▸ Task description:
Pictures stay out of the copy; set down each line of the listing below exactly.
(begin)
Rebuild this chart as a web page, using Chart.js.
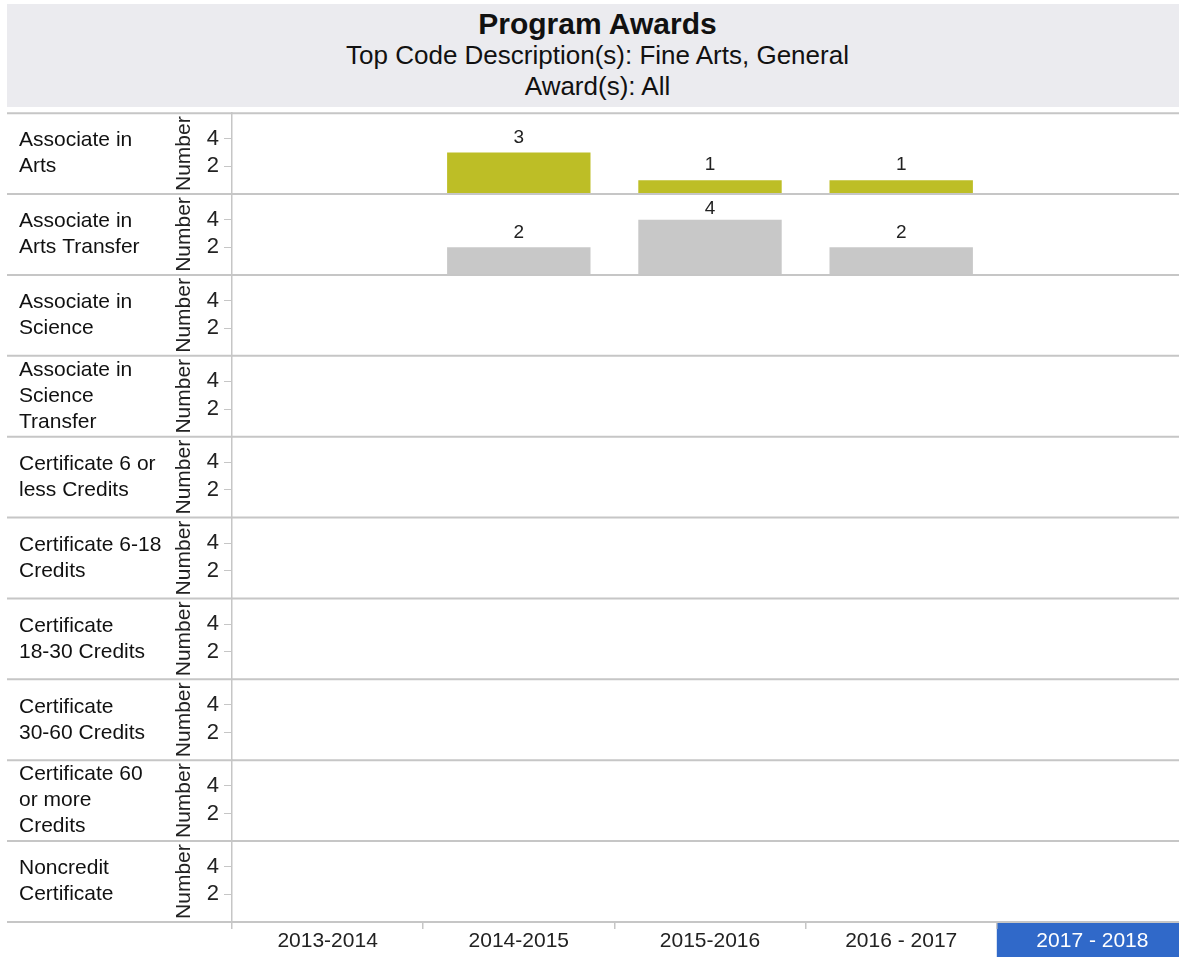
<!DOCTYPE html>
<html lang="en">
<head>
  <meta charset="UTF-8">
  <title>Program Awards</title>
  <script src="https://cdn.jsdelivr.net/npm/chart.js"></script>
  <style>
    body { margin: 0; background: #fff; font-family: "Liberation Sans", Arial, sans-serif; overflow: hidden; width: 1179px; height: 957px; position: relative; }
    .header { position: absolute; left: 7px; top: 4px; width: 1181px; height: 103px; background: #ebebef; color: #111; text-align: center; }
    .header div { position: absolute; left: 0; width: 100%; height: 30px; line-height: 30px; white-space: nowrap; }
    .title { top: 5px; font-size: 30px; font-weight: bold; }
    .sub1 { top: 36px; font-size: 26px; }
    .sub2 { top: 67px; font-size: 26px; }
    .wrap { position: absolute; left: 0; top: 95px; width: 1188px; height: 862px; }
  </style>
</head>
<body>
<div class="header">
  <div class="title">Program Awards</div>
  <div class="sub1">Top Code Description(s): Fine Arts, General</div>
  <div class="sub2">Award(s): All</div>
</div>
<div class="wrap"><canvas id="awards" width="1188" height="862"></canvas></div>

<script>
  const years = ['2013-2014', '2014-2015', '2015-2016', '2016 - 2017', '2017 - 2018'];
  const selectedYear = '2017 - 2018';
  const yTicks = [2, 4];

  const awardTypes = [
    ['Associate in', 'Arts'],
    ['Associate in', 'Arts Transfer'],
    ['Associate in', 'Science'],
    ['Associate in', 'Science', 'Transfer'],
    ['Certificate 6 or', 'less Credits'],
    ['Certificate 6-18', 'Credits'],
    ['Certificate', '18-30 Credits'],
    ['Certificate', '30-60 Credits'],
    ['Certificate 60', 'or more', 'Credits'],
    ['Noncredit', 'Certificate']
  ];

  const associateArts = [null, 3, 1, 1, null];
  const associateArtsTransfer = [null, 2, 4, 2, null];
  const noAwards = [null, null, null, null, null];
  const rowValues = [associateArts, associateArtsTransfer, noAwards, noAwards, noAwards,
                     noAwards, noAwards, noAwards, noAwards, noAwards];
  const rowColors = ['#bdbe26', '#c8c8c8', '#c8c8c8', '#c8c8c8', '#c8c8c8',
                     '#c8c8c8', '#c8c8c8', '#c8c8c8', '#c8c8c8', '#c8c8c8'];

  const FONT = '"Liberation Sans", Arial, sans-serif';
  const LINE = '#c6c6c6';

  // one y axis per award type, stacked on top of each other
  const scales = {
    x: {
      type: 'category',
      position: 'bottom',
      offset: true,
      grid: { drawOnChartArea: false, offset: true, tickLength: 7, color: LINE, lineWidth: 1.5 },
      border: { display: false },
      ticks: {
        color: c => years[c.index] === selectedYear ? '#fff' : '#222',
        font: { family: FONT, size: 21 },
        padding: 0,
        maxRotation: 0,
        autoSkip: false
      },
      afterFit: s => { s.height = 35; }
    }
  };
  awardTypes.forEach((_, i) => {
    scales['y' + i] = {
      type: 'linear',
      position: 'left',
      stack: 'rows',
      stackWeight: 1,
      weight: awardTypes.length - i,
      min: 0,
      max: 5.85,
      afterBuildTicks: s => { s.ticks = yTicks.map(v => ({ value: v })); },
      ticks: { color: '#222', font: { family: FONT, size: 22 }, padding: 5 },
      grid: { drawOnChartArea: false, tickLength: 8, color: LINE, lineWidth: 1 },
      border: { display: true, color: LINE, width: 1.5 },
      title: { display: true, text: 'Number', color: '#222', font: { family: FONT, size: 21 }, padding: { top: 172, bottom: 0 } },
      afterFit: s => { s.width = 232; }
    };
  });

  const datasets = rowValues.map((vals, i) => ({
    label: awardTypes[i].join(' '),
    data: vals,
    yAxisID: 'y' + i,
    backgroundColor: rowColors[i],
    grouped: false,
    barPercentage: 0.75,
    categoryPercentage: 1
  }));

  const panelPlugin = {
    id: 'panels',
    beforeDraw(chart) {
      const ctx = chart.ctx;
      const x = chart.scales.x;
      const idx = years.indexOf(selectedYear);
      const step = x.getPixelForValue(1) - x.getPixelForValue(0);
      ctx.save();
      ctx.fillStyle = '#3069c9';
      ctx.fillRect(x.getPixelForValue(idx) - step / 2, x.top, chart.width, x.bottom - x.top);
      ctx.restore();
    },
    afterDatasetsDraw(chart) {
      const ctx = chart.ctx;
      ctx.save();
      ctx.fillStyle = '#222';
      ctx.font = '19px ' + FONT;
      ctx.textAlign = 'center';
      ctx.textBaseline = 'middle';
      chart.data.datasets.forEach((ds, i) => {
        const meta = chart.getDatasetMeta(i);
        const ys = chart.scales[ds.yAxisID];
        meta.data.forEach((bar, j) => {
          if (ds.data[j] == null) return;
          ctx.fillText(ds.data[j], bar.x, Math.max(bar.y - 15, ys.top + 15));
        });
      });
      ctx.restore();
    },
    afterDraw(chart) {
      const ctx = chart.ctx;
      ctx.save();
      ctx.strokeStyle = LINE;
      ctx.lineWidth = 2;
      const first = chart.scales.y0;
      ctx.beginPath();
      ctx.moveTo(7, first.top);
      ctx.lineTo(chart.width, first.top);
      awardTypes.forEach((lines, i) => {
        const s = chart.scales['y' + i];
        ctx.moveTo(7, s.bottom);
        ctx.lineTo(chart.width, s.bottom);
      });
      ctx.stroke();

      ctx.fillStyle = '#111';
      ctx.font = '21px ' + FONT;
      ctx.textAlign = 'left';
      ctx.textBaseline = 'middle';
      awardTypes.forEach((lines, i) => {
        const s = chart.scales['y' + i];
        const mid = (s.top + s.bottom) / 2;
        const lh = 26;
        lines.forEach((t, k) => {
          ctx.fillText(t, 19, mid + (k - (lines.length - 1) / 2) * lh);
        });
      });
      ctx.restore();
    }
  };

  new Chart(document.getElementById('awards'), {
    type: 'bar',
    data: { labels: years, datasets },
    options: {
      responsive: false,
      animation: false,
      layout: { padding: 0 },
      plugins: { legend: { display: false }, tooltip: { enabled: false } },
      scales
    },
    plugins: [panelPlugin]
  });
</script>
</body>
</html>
(end)
▸ Exercise solution:
Rebuild this chart as a web page, using Chart.js.
<!DOCTYPE html>
<html lang="en">
<head>
  <meta charset="UTF-8">
  <title>Program Awards</title>
  <script src="https://cdn.jsdelivr.net/npm/chart.js"></script>
  <style>
    body { margin: 0; background: #fff; font-family: "Liberation Sans", Arial, sans-serif; overflow: hidden; width: 1179px; height: 957px; position: relative; }
    .header { position: absolute; left: 7px; top: 4px; width: 1181px; height: 103px; background: #ebebef; color: #111; text-align: center; }
    .header div { position: absolute; left: 0; width: 100%; height: 30px; line-height: 30px; white-space: nowrap; }
    .title { top: 5px; font-size: 30px; font-weight: bold; }
    .sub1 { top: 36px; font-size: 26px; }
    .sub2 { top: 67px; font-size: 26px; }
    .wrap { position: absolute; left: 0; top: 95px; width: 1188px; height: 862px; }
  </style>
</head>
<body>
<div class="header">
  <div class="title">Program Awards</div>
  <div class="sub1">Top Code Description(s): Fine Arts, General</div>
  <div class="sub2">Award(s): All</div>
</div>
<div class="wrap"><canvas id="awards" width="1188" height="862"></canvas></div>

<script>
  const years = ['2013-2014', '2014-2015', '2015-2016', '2016 - 2017', '2017 - 2018'];
  const selectedYear = '2017 - 2018';
  const yTicks = [2, 4];

  const awardTypes = [
    ['Associate in', 'Arts'],
    ['Associate in', 'Arts Transfer'],
    ['Associate in', 'Science'],
    ['Associate in', 'Science', 'Transfer'],
    ['Certificate 6 or', 'less Credits'],
    ['Certificate 6-18', 'Credits'],
    ['Certificate', '18-30 Credits'],
    ['Certificate', '30-60 Credits'],
    ['Certificate 60', 'or more', 'Credits'],
    ['Noncredit', 'Certificate']
  ];

  const associateArts = [null, 3, 1, 1, null];
  const associateArtsTransfer = [null, 2, 4, 2, null];
  const noAwards = [null, null, null, null, null];
  const rowValues = [associateArts, associateArtsTransfer, noAwards, noAwards, noAwards,
                     noAwards, noAwards, noAwards, noAwards, noAwards];
  const rowColors = ['#bdbe26', '#c8c8c8', '#c8c8c8', '#c8c8c8', '#c8c8c8',
                     '#c8c8c8', '#c8c8c8', '#c8c8c8', '#c8c8c8', '#c8c8c8'];

  const FONT = '"Liberation Sans", Arial, sans-serif';
  const LINE = '#c6c6c6';

  // one y axis per award type, stacked on top of each other
  const scales = {
    x: {
      type: 'category',
      position: 'bottom',
      offset: true,
      grid: { drawOnChartArea: false, offset: true, tickLength: 7, color: LINE, lineWidth: 1.5 },
      border: { display: false },
      ticks: {
        color: c => years[c.index] === selectedYear ? '#fff' : '#222',
        font: { family: FONT, size: 21 },
        padding: 0,
        maxRotation: 0,
        autoSkip: false
      },
      afterFit: s => { s.height = 35; }
    }
  };
  awardTypes.forEach((_, i) => {
    scales['y' + i] = {
      type: 'linear',
      position: 'left',
      stack: 'rows',
      stackWeight: 1,
      weight: awardTypes.length - i,
      min: 0,
      max: 5.85,
      afterBuildTicks: s => { s.ticks = yTicks.map(v => ({ value: v })); },
      ticks: { color: '#222', font: { family: FONT, size: 22 }, padding: 5 },
      grid: { drawOnChartArea: false, tickLength: 8, color: LINE, lineWidth: 1 },
      border: { display: true, color: LINE, width: 1.5 },
      title: { display: true, text: 'Number', color: '#222', font: { family: FONT, size: 21 }, padding: { top: 172, bottom: 0 } },
      afterFit: s => { s.width = 232; }
    };
  });

  const datasets = rowValues.map((vals, i) => ({
    label: awardTypes[i].join(' '),
    data: vals,
    yAxisID: 'y' + i,
    backgroundColor: rowColors[i],
    grouped: false,
    barPercentage: 0.75,
    categoryPercentage: 1
  }));

  const panelPlugin = {
    id: 'panels',
    beforeDraw(chart) {
      const ctx = chart.ctx;
      const x = chart.scales.x;
      const idx = years.indexOf(selectedYear);
      const step = x.getPixelForValue(1) - x.getPixelForValue(0);
      ctx.save();
      ctx.fillStyle = '#3069c9';
      ctx.fillRect(x.getPixelForValue(idx) - step / 2, x.top, chart.width, x.bottom - x.top);
      ctx.restore();
    },
    afterDatasetsDraw(chart) {
      const ctx = chart.ctx;
      ctx.save();
      ctx.fillStyle = '#222';
      ctx.font = '19px ' + FONT;
      ctx.textAlign = 'center';
      ctx.textBaseline = 'middle';
      chart.data.datasets.forEach((ds, i) => {
        const meta = chart.getDatasetMeta(i);
        const ys = chart.scales[ds.yAxisID];
        meta.data.forEach((bar, j) => {
          if (ds.data[j] == null) return;
          ctx.fillText(ds.data[j], bar.x, Math.max(bar.y - 15, ys.top + 15));
        });
      });
      ctx.restore();
    },
    afterDraw(chart) {
      const ctx = chart.ctx;
      ctx.save();
      ctx.strokeStyle = LINE;
      ctx.lineWidth = 2;
      const first = chart.scales.y0;
      ctx.beginPath();
      ctx.moveTo(7, first.top);
      ctx.lineTo(chart.width, first.top);
      awardTypes.forEach((lines, i) => {
        const s = chart.scales['y' + i];
        ctx.moveTo(7, s.bottom);
        ctx.lineTo(chart.width, s.bottom);
      });
      ctx.stroke();

      ctx.fillStyle = '#111';
      ctx.font = '21px ' + FONT;
      ctx.textAlign = 'left';
      ctx.textBaseline = 'middle';
      awardTypes.forEach((lines, i) => {
        const s = chart.scales['y' + i];
        const mid = (s.top + s.bottom) / 2;
        const lh = 26;
        lines.forEach((t, k) => {
          ctx.fillText(t, 19, mid + (k - (lines.length - 1) / 2) * lh);
        });
      });
      ctx.restore();
    }
  };

  new Chart(document.getElementById('awards'), {
    type: 'bar',
    data: { labels: years, datasets },
    options: {
      responsive: false,
      animation: false,
      layout: { padding: 0 },
      plugins: { legend: { display: false }, tooltip: { enabled: false } },
      scales
    },
    plugins: [panelPlugin]
  });
</script>
</body>
</html>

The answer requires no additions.